### Task
Repeat everything from the first line of the listing below through the line that contains "from matplotlib.ticker import ScalarFormatter", exactly. Leave out pictures.

### Data shown

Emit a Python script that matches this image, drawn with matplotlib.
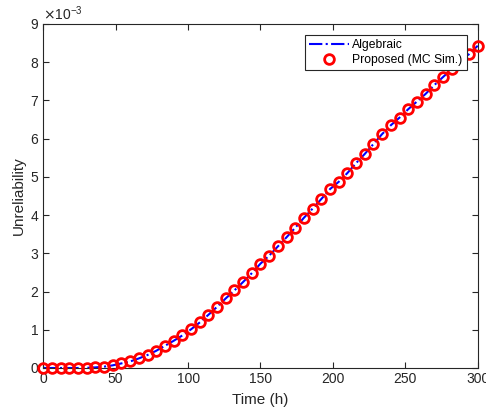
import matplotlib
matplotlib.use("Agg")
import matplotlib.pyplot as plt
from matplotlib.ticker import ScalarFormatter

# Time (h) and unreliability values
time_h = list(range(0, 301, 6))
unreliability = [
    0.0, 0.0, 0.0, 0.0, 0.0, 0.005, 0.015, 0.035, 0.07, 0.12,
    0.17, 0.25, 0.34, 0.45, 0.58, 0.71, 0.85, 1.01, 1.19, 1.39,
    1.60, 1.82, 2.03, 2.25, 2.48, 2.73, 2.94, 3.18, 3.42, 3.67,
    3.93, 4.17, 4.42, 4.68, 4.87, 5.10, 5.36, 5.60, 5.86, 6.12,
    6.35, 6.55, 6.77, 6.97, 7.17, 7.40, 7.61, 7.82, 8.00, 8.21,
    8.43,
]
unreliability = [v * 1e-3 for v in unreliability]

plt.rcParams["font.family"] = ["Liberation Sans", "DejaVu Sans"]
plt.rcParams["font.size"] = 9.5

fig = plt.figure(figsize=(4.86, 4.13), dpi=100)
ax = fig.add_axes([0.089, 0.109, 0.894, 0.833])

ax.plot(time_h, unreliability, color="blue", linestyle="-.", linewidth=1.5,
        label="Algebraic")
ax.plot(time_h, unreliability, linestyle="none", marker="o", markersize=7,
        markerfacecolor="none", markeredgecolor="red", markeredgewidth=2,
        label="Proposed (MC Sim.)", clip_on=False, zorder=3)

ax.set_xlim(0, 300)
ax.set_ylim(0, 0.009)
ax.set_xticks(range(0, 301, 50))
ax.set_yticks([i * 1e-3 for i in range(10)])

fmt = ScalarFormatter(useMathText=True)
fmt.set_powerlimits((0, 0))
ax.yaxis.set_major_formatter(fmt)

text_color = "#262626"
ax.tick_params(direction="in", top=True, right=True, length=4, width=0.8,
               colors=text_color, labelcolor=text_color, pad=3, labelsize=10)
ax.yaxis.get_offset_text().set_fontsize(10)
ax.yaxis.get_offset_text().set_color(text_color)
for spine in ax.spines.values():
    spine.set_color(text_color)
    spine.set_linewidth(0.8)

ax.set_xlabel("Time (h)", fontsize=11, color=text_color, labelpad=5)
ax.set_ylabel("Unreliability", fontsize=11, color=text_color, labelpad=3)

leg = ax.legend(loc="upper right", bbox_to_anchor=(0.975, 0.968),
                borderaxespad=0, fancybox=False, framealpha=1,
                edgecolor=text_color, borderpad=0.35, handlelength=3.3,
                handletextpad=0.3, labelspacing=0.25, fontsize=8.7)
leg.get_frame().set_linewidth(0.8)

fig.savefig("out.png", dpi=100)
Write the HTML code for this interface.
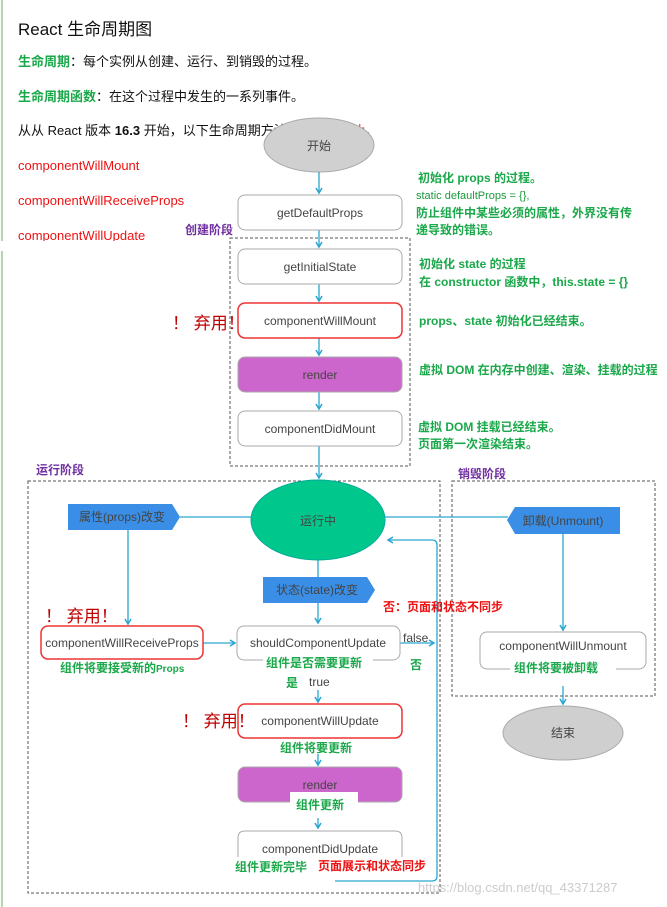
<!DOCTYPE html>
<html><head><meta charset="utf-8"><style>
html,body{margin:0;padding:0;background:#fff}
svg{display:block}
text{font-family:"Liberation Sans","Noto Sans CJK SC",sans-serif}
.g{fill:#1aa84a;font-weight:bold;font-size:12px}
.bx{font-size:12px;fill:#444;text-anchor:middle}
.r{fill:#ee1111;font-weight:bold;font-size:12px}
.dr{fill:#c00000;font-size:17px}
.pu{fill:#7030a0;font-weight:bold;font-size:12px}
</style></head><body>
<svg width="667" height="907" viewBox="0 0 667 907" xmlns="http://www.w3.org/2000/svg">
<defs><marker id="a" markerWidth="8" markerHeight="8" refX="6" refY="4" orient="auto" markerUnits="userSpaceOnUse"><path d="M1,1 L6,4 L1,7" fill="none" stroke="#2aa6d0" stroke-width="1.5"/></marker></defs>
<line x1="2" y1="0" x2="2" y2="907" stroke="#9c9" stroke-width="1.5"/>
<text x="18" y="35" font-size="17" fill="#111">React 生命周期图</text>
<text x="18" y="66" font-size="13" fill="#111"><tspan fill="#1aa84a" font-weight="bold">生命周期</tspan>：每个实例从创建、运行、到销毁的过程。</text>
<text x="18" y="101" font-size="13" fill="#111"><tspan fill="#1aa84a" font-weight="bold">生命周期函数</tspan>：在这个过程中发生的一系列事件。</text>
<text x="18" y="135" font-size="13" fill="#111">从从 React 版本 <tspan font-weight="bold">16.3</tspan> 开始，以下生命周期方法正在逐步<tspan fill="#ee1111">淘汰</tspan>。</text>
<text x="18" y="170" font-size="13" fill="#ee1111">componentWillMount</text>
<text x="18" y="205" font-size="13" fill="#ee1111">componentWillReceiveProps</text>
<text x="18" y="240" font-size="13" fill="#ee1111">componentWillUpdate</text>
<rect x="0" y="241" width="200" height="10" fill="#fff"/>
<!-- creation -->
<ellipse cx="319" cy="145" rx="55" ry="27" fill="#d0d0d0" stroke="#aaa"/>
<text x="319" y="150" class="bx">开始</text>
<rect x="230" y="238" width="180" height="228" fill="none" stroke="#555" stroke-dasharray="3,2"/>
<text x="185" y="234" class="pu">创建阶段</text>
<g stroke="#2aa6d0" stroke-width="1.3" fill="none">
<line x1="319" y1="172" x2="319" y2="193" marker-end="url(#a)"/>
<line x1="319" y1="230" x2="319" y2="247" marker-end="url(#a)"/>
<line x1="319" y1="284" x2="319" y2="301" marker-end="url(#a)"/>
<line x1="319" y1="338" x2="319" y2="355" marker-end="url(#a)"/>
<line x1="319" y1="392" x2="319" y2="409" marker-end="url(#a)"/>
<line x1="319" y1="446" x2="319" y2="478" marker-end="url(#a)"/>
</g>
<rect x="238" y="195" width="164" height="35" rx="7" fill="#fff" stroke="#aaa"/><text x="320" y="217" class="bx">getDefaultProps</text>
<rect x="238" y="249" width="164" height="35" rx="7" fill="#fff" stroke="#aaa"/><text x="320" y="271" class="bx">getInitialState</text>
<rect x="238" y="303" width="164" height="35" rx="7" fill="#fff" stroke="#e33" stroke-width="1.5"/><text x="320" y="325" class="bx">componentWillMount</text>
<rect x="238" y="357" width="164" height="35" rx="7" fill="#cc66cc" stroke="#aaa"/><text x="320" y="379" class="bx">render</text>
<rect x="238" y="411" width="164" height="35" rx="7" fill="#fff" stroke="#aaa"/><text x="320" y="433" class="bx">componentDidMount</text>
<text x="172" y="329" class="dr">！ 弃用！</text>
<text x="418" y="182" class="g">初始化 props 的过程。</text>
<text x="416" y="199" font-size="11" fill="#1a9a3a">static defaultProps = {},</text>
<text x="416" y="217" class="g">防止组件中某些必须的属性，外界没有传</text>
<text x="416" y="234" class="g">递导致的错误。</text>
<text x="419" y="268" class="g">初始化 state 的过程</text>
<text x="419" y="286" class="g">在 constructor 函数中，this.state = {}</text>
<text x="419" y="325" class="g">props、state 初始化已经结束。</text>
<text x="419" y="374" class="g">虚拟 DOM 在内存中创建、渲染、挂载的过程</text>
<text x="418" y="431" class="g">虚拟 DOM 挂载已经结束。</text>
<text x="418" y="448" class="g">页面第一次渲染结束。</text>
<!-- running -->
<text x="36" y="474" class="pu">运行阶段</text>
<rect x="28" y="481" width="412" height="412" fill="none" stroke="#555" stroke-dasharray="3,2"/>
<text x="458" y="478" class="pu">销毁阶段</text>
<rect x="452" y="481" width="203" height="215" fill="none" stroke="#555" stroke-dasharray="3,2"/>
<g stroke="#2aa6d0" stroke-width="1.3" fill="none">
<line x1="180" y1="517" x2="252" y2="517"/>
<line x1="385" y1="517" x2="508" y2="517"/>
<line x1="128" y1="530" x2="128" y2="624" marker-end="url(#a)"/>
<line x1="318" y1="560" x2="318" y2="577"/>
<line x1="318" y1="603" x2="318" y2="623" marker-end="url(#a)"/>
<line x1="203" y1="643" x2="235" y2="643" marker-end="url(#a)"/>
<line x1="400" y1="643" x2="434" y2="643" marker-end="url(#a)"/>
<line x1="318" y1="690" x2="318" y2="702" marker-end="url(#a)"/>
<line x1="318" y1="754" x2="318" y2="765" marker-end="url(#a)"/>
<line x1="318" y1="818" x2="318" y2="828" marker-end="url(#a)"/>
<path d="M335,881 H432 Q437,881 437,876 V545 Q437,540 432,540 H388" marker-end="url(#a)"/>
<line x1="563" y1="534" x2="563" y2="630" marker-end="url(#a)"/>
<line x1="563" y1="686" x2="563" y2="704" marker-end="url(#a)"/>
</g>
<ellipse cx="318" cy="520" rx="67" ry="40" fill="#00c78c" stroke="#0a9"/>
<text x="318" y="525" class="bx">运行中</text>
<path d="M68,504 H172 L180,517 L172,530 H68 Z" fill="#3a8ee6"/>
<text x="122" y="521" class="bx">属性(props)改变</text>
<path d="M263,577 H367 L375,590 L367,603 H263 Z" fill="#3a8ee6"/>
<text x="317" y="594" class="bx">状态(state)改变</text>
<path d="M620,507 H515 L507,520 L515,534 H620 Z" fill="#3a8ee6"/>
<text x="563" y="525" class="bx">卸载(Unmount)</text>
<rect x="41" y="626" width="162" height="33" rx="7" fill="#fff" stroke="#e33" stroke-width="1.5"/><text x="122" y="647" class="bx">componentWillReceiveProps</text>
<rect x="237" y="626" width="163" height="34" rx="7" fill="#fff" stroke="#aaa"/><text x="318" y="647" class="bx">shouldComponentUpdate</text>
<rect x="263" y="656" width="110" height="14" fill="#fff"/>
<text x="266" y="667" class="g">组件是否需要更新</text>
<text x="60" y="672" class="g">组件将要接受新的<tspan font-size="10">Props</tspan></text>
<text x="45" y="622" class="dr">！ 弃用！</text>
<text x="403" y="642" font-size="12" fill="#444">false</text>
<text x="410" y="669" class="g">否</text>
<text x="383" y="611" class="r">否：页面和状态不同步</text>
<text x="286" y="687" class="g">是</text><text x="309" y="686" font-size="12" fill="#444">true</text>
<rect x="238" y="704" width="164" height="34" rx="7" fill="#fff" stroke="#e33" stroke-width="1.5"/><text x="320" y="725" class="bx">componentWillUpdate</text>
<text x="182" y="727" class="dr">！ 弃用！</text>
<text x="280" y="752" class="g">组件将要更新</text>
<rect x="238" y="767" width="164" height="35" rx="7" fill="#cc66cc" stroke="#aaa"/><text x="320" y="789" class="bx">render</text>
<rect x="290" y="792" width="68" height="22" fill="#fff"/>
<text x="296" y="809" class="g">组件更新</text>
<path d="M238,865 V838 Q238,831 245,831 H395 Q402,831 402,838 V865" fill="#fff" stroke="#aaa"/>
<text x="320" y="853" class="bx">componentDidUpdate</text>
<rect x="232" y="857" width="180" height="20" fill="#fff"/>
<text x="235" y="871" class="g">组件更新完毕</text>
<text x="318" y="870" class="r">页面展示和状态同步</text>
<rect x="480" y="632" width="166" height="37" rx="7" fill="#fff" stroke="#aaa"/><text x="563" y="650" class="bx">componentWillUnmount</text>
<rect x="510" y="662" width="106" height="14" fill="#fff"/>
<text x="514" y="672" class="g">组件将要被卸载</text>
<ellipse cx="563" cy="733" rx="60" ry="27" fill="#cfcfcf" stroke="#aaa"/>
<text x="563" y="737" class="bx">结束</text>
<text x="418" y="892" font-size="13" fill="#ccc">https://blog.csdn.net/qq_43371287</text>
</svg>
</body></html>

### Full output
Emit a Python script that matches this image, drawn with matplotlib.
import matplotlib
matplotlib.use("Agg")
import matplotlib.pyplot as plt
from matplotlib.ticker import ScalarFormatter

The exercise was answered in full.